What is being asked:
Return only the lines from the top of the data down to the one that holds "import * as echarts from 'echarts';", both included, without any pictures.

-- Information supplied start --

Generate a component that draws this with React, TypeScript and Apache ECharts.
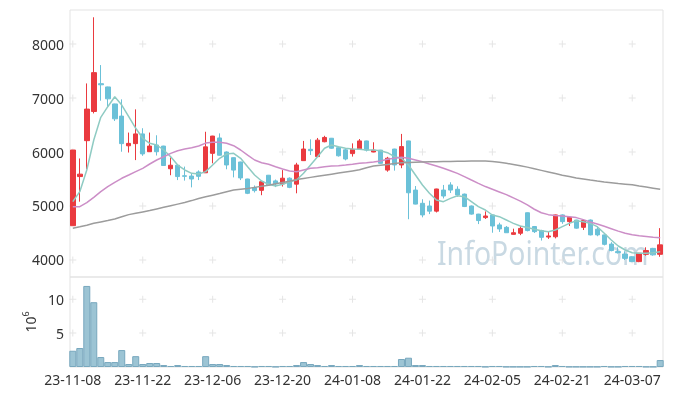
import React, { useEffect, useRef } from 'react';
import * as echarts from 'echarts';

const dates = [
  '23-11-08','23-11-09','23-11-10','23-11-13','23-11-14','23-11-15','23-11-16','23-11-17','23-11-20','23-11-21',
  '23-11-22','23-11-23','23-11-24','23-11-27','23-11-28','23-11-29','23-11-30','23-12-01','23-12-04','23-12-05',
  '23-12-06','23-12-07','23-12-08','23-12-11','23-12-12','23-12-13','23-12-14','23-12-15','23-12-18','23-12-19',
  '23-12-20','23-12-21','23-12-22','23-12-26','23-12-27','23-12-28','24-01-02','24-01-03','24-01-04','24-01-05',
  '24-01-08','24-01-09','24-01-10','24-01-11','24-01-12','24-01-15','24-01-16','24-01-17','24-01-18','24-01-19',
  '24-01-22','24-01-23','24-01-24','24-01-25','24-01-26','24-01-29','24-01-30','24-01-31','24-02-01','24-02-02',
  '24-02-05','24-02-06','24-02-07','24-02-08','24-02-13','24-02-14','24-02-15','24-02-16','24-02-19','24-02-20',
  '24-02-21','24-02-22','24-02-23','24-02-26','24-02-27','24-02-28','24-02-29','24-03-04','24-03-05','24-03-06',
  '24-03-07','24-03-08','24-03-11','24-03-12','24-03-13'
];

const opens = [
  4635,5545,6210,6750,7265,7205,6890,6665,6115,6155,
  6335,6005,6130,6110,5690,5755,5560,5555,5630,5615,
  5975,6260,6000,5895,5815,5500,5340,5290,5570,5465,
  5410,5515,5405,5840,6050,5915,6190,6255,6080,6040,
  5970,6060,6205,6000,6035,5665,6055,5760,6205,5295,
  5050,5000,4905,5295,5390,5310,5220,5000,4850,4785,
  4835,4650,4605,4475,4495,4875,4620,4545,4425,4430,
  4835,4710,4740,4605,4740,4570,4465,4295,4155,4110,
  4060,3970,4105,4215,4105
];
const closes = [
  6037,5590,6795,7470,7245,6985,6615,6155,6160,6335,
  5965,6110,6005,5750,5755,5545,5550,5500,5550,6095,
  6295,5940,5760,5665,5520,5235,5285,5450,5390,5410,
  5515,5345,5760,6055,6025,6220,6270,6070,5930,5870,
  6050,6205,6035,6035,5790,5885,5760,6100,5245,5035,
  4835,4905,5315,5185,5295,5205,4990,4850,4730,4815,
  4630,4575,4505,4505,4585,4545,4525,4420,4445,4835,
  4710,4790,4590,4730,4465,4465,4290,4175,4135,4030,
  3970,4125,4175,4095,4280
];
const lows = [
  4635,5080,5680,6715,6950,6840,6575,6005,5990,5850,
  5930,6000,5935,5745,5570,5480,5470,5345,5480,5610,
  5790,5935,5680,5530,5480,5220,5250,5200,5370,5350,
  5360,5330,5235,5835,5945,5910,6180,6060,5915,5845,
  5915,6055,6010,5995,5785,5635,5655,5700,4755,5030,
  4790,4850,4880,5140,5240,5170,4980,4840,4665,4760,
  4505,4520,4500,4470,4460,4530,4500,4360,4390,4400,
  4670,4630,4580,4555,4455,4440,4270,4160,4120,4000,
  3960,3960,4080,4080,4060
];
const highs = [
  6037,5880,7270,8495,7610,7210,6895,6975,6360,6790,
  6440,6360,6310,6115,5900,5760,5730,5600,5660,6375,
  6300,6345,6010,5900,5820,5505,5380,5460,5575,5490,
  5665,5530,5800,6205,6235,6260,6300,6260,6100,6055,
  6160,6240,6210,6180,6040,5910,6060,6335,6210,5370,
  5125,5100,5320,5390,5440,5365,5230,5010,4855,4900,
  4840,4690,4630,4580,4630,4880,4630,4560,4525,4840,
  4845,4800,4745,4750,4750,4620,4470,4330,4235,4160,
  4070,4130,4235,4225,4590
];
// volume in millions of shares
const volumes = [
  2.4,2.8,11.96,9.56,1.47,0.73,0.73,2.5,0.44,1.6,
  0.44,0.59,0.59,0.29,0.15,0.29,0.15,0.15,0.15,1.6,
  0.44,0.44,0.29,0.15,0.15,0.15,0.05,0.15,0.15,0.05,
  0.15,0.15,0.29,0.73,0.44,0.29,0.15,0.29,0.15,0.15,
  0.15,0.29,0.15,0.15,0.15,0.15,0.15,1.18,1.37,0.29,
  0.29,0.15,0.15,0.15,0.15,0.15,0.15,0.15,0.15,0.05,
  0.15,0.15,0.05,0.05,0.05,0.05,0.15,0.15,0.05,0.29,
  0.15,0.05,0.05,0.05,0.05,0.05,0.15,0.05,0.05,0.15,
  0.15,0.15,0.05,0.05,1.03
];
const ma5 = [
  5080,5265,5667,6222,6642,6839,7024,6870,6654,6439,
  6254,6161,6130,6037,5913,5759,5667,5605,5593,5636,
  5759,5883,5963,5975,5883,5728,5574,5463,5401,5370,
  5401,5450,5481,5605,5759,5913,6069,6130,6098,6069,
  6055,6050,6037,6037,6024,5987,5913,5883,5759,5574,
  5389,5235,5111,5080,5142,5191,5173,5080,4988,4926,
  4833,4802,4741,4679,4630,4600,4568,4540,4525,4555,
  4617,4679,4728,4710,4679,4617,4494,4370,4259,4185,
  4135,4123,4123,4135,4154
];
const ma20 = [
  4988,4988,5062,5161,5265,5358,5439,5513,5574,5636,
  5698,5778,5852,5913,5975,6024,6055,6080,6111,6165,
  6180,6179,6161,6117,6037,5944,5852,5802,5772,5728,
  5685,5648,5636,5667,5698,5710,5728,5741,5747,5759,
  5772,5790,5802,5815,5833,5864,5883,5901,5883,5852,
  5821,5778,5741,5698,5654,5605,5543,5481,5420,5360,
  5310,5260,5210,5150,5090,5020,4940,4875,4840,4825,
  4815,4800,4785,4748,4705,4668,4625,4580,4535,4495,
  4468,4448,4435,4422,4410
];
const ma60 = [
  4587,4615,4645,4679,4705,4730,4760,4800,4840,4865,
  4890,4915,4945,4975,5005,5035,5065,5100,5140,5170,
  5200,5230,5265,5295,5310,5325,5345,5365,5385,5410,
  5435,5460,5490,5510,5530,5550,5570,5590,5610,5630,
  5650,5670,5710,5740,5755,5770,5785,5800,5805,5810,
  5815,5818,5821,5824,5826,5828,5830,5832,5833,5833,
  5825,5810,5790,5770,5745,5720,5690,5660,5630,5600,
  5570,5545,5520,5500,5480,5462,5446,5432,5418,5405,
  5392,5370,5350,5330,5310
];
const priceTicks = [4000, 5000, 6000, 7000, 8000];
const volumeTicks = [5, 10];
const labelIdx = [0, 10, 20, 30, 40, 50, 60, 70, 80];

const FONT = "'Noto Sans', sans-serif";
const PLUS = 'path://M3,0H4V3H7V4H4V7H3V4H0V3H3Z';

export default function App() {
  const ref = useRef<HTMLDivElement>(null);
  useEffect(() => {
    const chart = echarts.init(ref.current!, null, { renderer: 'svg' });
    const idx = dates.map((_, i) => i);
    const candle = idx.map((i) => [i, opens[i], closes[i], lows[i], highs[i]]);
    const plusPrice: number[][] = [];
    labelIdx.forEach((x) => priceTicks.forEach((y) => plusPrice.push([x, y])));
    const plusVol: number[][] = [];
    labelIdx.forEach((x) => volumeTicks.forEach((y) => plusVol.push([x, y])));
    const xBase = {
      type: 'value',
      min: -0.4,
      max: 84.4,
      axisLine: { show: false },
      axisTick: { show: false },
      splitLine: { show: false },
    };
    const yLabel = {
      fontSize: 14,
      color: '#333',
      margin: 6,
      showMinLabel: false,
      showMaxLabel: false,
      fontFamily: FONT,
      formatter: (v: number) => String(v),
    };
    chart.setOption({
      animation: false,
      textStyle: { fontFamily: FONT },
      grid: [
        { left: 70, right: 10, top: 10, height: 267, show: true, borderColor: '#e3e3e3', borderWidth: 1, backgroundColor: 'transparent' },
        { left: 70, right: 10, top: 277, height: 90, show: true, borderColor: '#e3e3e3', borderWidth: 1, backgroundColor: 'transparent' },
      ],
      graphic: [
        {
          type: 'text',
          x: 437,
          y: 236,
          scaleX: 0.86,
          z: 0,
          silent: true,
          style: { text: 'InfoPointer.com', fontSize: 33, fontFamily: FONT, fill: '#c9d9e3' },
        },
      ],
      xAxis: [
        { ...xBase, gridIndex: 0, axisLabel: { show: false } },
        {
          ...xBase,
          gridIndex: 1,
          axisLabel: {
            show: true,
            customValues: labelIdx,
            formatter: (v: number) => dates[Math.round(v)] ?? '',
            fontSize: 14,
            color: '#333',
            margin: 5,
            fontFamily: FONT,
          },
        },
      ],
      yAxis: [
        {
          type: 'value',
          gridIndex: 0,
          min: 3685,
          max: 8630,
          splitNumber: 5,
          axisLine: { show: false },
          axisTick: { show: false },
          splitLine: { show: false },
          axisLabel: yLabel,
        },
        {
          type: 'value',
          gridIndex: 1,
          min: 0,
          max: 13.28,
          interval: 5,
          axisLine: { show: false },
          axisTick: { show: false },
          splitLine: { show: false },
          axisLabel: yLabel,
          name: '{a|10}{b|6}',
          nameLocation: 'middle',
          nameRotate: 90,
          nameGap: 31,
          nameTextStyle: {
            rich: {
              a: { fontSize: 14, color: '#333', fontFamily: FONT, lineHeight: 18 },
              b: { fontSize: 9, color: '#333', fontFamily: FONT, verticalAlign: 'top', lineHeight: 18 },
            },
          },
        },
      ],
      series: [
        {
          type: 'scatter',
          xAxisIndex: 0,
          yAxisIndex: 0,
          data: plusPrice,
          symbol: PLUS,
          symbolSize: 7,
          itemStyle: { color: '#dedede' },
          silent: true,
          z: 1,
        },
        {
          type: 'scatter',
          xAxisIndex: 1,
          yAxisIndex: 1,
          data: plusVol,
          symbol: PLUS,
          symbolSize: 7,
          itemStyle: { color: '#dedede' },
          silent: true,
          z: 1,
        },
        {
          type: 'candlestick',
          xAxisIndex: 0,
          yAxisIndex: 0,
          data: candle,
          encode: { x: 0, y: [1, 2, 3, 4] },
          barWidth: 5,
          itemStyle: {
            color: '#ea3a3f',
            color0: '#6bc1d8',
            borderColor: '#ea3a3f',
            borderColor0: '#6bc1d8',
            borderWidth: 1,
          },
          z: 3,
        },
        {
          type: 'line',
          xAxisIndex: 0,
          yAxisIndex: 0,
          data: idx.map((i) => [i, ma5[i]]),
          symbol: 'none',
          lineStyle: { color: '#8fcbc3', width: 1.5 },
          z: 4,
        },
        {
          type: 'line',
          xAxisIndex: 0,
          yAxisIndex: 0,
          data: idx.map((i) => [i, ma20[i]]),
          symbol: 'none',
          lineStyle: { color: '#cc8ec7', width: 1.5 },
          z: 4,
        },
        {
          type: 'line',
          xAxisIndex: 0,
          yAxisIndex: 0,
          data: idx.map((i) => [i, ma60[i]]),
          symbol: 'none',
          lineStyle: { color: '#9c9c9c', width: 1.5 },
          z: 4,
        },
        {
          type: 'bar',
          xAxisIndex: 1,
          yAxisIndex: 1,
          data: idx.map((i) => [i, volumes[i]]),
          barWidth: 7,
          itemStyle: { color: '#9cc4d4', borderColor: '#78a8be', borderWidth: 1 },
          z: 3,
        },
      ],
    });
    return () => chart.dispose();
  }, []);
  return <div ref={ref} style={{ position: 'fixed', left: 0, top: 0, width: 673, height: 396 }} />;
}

-- Information supplied end --

Reply to the task:
Generate a component that draws this with React, TypeScript and Apache ECharts.
import React, { useEffect, useRef } from 'react';
import * as echarts from 'echarts';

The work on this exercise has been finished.